__Dataset section__
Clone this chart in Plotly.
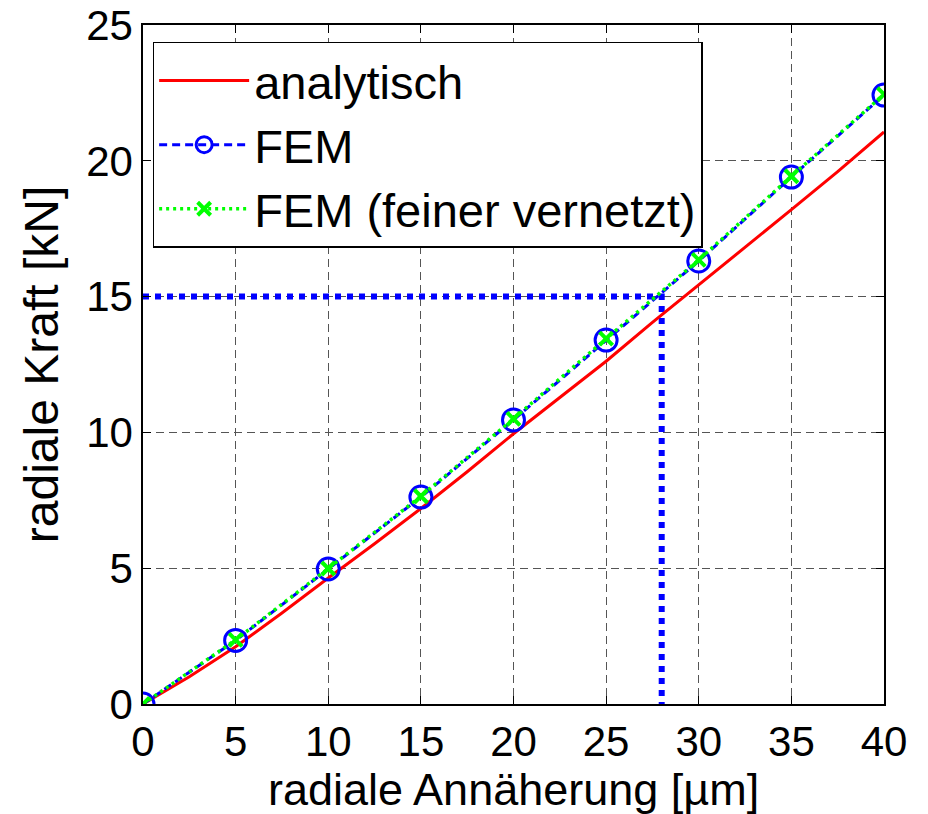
import plotly.graph_objects as go

# Data
x_fem = [0, 5, 10, 15, 20, 25, 30, 35, 40]
y_fem = [0.0, 2.34, 4.97, 7.62, 10.46, 13.4, 16.31, 19.4, 22.42]
y_fem_fein = [0.0, 2.36, 4.99, 7.65, 10.5, 13.45, 16.35, 19.43, 22.45]
x_ana = [0, 2.5, 5, 7.5, 10, 12.5, 15, 17.5, 20, 22.5, 25, 27.5, 30, 32.5, 35, 37.5, 40]
y_ana = [0.0, 1.0, 2.11, 3.35, 4.64, 5.9, 7.2, 8.55, 9.95, 11.3, 12.62, 14.05, 15.43, 16.8, 18.2, 19.6, 21.06]
x_mark = [0, 28, 28]
y_mark = [15, 15, 0]

x_ticks = [0, 5, 10, 15, 20, 25, 30, 35, 40]
y_ticks = [0, 5, 10, 15, 20, 25]

x_title = "radiale Annäherung [µm]"
y_title = "radiale Kraft [kN]"

FONT = "Liberation Sans, Arial, sans-serif"
FS = 48
FS_TICK = 42
FS_XTITLE = 45
FS_LEG = 47

fig = go.Figure()
fig.add_trace(go.Scatter(x=x_mark, y=y_mark, mode="lines",
                         line=dict(color="#0000ff", width=6, dash="dot"),
                         showlegend=False, hoverinfo="skip"))
fig.add_trace(go.Scatter(x=x_ana, y=y_ana, mode="lines", name="analytisch",
                         line=dict(color="#ff0000", width=3)))
fig.add_trace(go.Scatter(x=x_fem, y=y_fem, mode="lines+markers", name="FEM",
                         line=dict(color="#0000ff", width=3, dash="8px,5px"),
                         marker=dict(symbol="circle-open", size=22, color="#0000ff",
                                     line=dict(width=3, color="#0000ff"))))
fig.add_trace(go.Scatter(x=x_fem, y=y_fem_fein, mode="lines+markers",
                         name="FEM (feiner vernetzt)",
                         line=dict(color="#00ff00", width=3.5, dash="3px,4px"),
                         marker=dict(symbol="x-thin-open", size=13, color="#00ff00",
                                     line=dict(width=4, color="#00ff00"))))

axis_common = dict(
    showline=True, linecolor="black", linewidth=1.5, mirror="allticks",
    ticks="inside", ticklen=8, tickcolor="black", tickwidth=1,
    showgrid=True, gridcolor="#555555", gridwidth=1, griddash="8px,5px",
    zeroline=False, automargin=False, ticklabeloverflow="allow",
    tickfont=dict(family=FONT, size=FS_TICK, color="black"),
)

fig.update_layout(
    width=928, height=814,
    margin=dict(l=143, r=44, t=25, b=110, autoexpand=False),
    paper_bgcolor="white", plot_bgcolor="white",
    font=dict(family=FONT, size=FS, color="black"),
    xaxis=dict(range=[0, 40], tickvals=x_ticks, ticktext=[str(v) for v in x_ticks],
               **axis_common),
    yaxis=dict(range=[0, 25], tickvals=y_ticks, ticktext=[str(v) for v in y_ticks],
               title=dict(text=y_title, standoff=12,
                          font=dict(family=FONT, size=FS, color="black")),
               **axis_common),
    legend=dict(x=0.013, y=0.975, xanchor="left", yanchor="top",
                bgcolor="white", bordercolor="black", borderwidth=1.5,
                font=dict(family=FONT, size=FS_LEG, color="black"),
                tracegroupgap=0, itemwidth=90),
    showlegend=True,
    annotations=[dict(text=x_title, xref="paper", yref="paper", x=0.5, y=0,
                      xanchor="center", yanchor="middle", yshift=-85,
                      showarrow=False,
                      font=dict(family=FONT, size=FS_XTITLE, color="black"))],
)

fig.write_html("out.html")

__Challenge__
Only the lines from the start of the material through the line containing "FS_LEG = 47" should be transcribed. Pictures stay out.

__The output__
Clone this chart in Plotly.
import plotly.graph_objects as go

# Data
x_fem = [0, 5, 10, 15, 20, 25, 30, 35, 40]
y_fem = [0.0, 2.34, 4.97, 7.62, 10.46, 13.4, 16.31, 19.4, 22.42]
y_fem_fein = [0.0, 2.36, 4.99, 7.65, 10.5, 13.45, 16.35, 19.43, 22.45]
x_ana = [0, 2.5, 5, 7.5, 10, 12.5, 15, 17.5, 20, 22.5, 25, 27.5, 30, 32.5, 35, 37.5, 40]
y_ana = [0.0, 1.0, 2.11, 3.35, 4.64, 5.9, 7.2, 8.55, 9.95, 11.3, 12.62, 14.05, 15.43, 16.8, 18.2, 19.6, 21.06]
x_mark = [0, 28, 28]
y_mark = [15, 15, 0]

x_ticks = [0, 5, 10, 15, 20, 25, 30, 35, 40]
y_ticks = [0, 5, 10, 15, 20, 25]

x_title = "radiale Annäherung [µm]"
y_title = "radiale Kraft [kN]"

FONT = "Liberation Sans, Arial, sans-serif"
FS = 48
FS_TICK = 42
FS_XTITLE = 45
FS_LEG = 47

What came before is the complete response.